Lo cierto es que el sionismo nunca se llevó bien con la historia de los guetos y el ‘lager’ —la vergüenza y el silencio acompañaron a los sobrevivientes de la Shoah que terminaron en Israel durante las dos primeras décadas del país—, hasta que encontró la forma de incluir la figura de la ‘víctima’ como parte de su posición de poder en el mundo; sin por supuesto olvidar, en su constitución identitaria, el relato de fuerza y superioridad que lo caracteriza: ‘el pueblo elegido’ en su ‘tierra prometida’. Un imaginario sionista vinculado al poder y la venganza, regido por una distorsionada ley del talión que va más allá de la reciprocidad del “ojo por ojo”. Netanyahu lo verbalizó, según esa base de la identidad sionista que reniega de “la debilidad vergonzosa” implícita en la condición de ‘víctima’ —por otro lado instrumentalizada a través de la culpa—, tras el impacto que el ataque de Hamás, considerado imposible por la sociedad israelí, provocó en ella: “los destruiremos y nos vengaremos poderosamente por este día negro”.
Pero las coincidencias macabras comenzaron desde el principio.

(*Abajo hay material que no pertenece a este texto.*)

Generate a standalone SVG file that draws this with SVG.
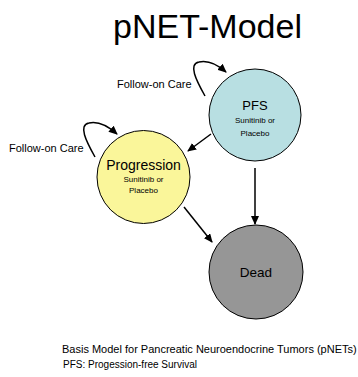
<svg xmlns="http://www.w3.org/2000/svg" width="358" height="377" viewBox="0 0 358 377">
<defs>
<style>
text{font-family:"Liberation Sans",Arial,sans-serif;fill:#000}
.node{stroke:#000;stroke-width:1}
.c{text-anchor:middle}
.edge{fill:none;stroke:#000;stroke-width:1.5;marker-end:url(#ah)}
</style>
<marker id="ah" markerUnits="userSpaceOnUse" markerWidth="9" markerHeight="8" refX="8" refY="4" orient="auto" viewBox="0 0 9 8">
<path d="M0,0 L9,4 L0,8 Z" fill="#000"/>
</marker>
</defs>
<rect width="358" height="377" fill="#fff"/>
<text x="113" y="38" font-size="34">pNET-Model</text>
<g id="connectors">
<path class="edge" d="M205,96 C196,80 188,64 199,62 C208,60 218,65 226,72"/>
<path class="edge" d="M95,157 C86,141 78,125 89,123 C98,121 108,126 117,134"/>
<path class="edge" d="M211,134 L188,151"/>
<path class="edge" d="M255,168 L255,224"/>
<path class="edge" d="M184,207 L212,242"/>
</g>
<g id="pfs">
<circle class="node" cx="255" cy="115" r="46" fill="#B8DFE2"/>
<text class="c" x="255" y="110" font-size="13">PFS</text>
<text class="c" x="255" y="123" font-size="8">Sunitinib or</text>
<text class="c" x="255" y="136" font-size="8">Placebo</text>
</g>
<g id="progression">
<circle class="node" cx="143.5" cy="177" r="46.5" fill="#FAF69A"/>
<text class="c" x="143.5" y="170" font-size="14">Progression</text>
<text class="c" x="143.5" y="182" font-size="8">Sunitinib or</text>
<text class="c" x="143.5" y="193" font-size="8">Placebo</text>
</g>
<g id="dead">
<circle class="node" cx="256" cy="272" r="47" fill="#969696"/>
<text class="c" x="256" y="277" font-size="13.5">Dead</text>
</g>
<g id="labels">
<text x="117" y="88" font-size="11">Follow-on Care</text>
<text x="9" y="152" font-size="11">Follow-on Care</text>
<text x="62" y="353" font-size="11">Basis Model for Pancreatic Neuroendocrine Tumors (pNETs)</text>
<text x="63" y="368" font-size="10">PFS: Progession-free Survival</text>
</g>
</svg>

Aquel año 1948, tras la persecución y el sistema de exterminio sistemático del nazismo, además de otras “limpiezas” políticas y étnicas perpetradas por regímenes fascistas e imperialistas en auge, después de las violencias masivas desplegadas durante la II Guerra Mundial; en los comienzos de la Guerra Fría, con el impune uso de la bomba atómica sobre población civil en Hiroshima y Nagasaki por parte de EEUU sobre el horizonte, continuaban vigentes en el mundo las violencias estructurales de los colonialismos modernos. Los palestinos conocen bien esa desgarradora realidad histórica entre la materialidad del poder colonial de Israel, vinculada con occidente tanto por la vieja Europa como por el nuevo imperialismo norteamericano, y la palabra escrita de las leyes sin ‘enforced the law’ —fuerza para aplicar la ley— como la del derecho internacional humanitario. Este año se cumplieron 75 años de la Nakba palestina que se perpetró unos meses antes de la declaración universal de los Derechos Humanos. Y siendo el pueblo palestino objeto de un exterminio planificado con cobertura, a costa de vidas de periodistas, los testigos tenemos el deber de reaccionar masivamente al nivel de hace 20 años con el “no a la guerra”: “No al genocidio en Gaza. No en nuestro nombre”.